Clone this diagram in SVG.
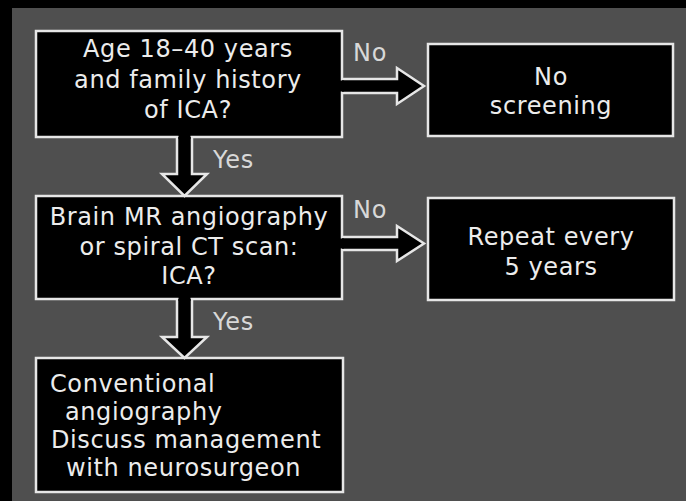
<svg xmlns="http://www.w3.org/2000/svg" width="686" height="501" viewBox="0 0 686 501">
  <style>
    .box { fill: #000000; stroke: #e6e6e6; stroke-width: 2.5; }
    .arrow { fill: #000000; stroke: #e6e6e6; stroke-width: 2.5; stroke-linejoin: miter; }
    .t { font-family: "DejaVu Sans", "Open Sans", sans-serif; font-size: 24px; letter-spacing: 0.6px; fill: #ececec; }
    .c { text-anchor: middle; }
    .lbl { font-family: "DejaVu Sans", "Open Sans", sans-serif; font-size: 24px; letter-spacing: 0.8px; fill: #d8d8d8; }
  </style>
  <rect x="0" y="0" width="686" height="501" fill="#4f4f4f"/>
  <rect x="0" y="0" width="686" height="8" fill="#000000"/>
  <rect x="0" y="0" width="12" height="501" fill="#000000"/>

  <g id="node-age">
    <rect class="box" x="36" y="31" width="306" height="106"/>
    <text class="t c" x="188" y="57">Age 18–40 years</text>
    <text class="t c" x="188" y="88">and family history</text>
    <text class="t c" x="188" y="118">of ICA?</text>
  </g>

  <g id="node-no-screening">
    <rect class="box" x="428" y="44" width="245" height="92"/>
    <text class="t c" x="551" y="85">No</text>
    <text class="t c" x="551" y="114">screening</text>
  </g>

  <g id="node-imaging">
    <rect class="box" x="36" y="196" width="306" height="103"/>
    <text class="t c" x="189" y="225">Brain MR angiography</text>
    <text class="t c" x="189" y="255">or spiral CT scan:</text>
    <text class="t c" x="189" y="284">ICA?</text>
  </g>

  <g id="node-repeat">
    <rect class="box" x="428" y="198" width="246" height="102"/>
    <text class="t c" x="551" y="245">Repeat every</text>
    <text class="t c" x="551" y="275">5 years</text>
  </g>

  <g id="node-conventional">
    <rect class="box" x="36" y="358" width="307" height="134"/>
    <text class="t" x="50" y="392">Conventional</text>
    <text class="t" x="65" y="420">angiography</text>
    <text class="t" x="51" y="448">Discuss management</text>
    <text class="t" x="66" y="476">with neurosurgeon</text>
  </g>

  <g id="connectors">
    <!-- Age -> No screening -->
    <path class="arrow" d="M342,79 L397,79 L397,68 L424,86 L397,104 L397,93 L342,93"/>
    <rect x="340" y="80.5" width="4" height="11" fill="#000000"/>
    <text class="lbl" x="353" y="61">No</text>

    <!-- Age -> Imaging -->
    <path class="arrow" d="M177,137 L177,174 L162,174 L184.5,196 L207,174 L192,174 L192,137"/>
    <rect x="178.5" y="135" width="12" height="4" fill="#000000"/>
    <text class="lbl" x="213" y="168">Yes</text>

    <!-- Imaging -> Repeat -->
    <path class="arrow" d="M342,237 L397,237 L397,226 L424,243.5 L397,261 L397,250 L342,250"/>
    <rect x="340" y="238.5" width="4" height="10" fill="#000000"/>
    <text class="lbl" x="353" y="218">No</text>

    <!-- Imaging -> Conventional -->
    <path class="arrow" d="M177,299 L177,337 L162,337 L184.5,358 L207,337 L192,337 L192,299"/>
    <rect x="178.5" y="297" width="12" height="4" fill="#000000"/>
    <text class="lbl" x="213" y="330">Yes</text>
  </g>
</svg>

------------------------------------------------------------------------

» **THE PROBLEM**
Keep every word of the data as it is when you write it out, but drop the pictures.

» **RESULT FOR THIS EXERCISE**
Clone this diagram in SVG.
<svg xmlns="http://www.w3.org/2000/svg" width="686" height="501" viewBox="0 0 686 501">
  <style>
    .box { fill: #000000; stroke: #e6e6e6; stroke-width: 2.5; }
    .arrow { fill: #000000; stroke: #e6e6e6; stroke-width: 2.5; stroke-linejoin: miter; }
    .t { font-family: "DejaVu Sans", "Open Sans", sans-serif; font-size: 24px; letter-spacing: 0.6px; fill: #ececec; }
    .c { text-anchor: middle; }
    .lbl { font-family: "DejaVu Sans", "Open Sans", sans-serif; font-size: 24px; letter-spacing: 0.8px; fill: #d8d8d8; }
  </style>
  <rect x="0" y="0" width="686" height="501" fill="#4f4f4f"/>
  <rect x="0" y="0" width="686" height="8" fill="#000000"/>
  <rect x="0" y="0" width="12" height="501" fill="#000000"/>

  <g id="node-age">
    <rect class="box" x="36" y="31" width="306" height="106"/>
    <text class="t c" x="188" y="57">Age 18–40 years</text>
    <text class="t c" x="188" y="88">and family history</text>
    <text class="t c" x="188" y="118">of ICA?</text>
  </g>

  <g id="node-no-screening">
    <rect class="box" x="428" y="44" width="245" height="92"/>
    <text class="t c" x="551" y="85">No</text>
    <text class="t c" x="551" y="114">screening</text>
  </g>

  <g id="node-imaging">
    <rect class="box" x="36" y="196" width="306" height="103"/>
    <text class="t c" x="189" y="225">Brain MR angiography</text>
    <text class="t c" x="189" y="255">or spiral CT scan:</text>
    <text class="t c" x="189" y="284">ICA?</text>
  </g>

  <g id="node-repeat">
    <rect class="box" x="428" y="198" width="246" height="102"/>
    <text class="t c" x="551" y="245">Repeat every</text>
    <text class="t c" x="551" y="275">5 years</text>
  </g>

  <g id="node-conventional">
    <rect class="box" x="36" y="358" width="307" height="134"/>
    <text class="t" x="50" y="392">Conventional</text>
    <text class="t" x="65" y="420">angiography</text>
    <text class="t" x="51" y="448">Discuss management</text>
    <text class="t" x="66" y="476">with neurosurgeon</text>
  </g>

  <g id="connectors">
    <!-- Age -> No screening -->
    <path class="arrow" d="M342,79 L397,79 L397,68 L424,86 L397,104 L397,93 L342,93"/>
    <rect x="340" y="80.5" width="4" height="11" fill="#000000"/>
    <text class="lbl" x="353" y="61">No</text>

    <!-- Age -> Imaging -->
    <path class="arrow" d="M177,137 L177,174 L162,174 L184.5,196 L207,174 L192,174 L192,137"/>
    <rect x="178.5" y="135" width="12" height="4" fill="#000000"/>
    <text class="lbl" x="213" y="168">Yes</text>

    <!-- Imaging -> Repeat -->
    <path class="arrow" d="M342,237 L397,237 L397,226 L424,243.5 L397,261 L397,250 L342,250"/>
    <rect x="340" y="238.5" width="4" height="10" fill="#000000"/>
    <text class="lbl" x="353" y="218">No</text>

    <!-- Imaging -> Conventional -->
    <path class="arrow" d="M177,299 L177,337 L162,337 L184.5,358 L207,337 L192,337 L192,299"/>
    <rect x="178.5" y="297" width="12" height="4" fill="#000000"/>
    <text class="lbl" x="213" y="330">Yes</text>
  </g>
</svg>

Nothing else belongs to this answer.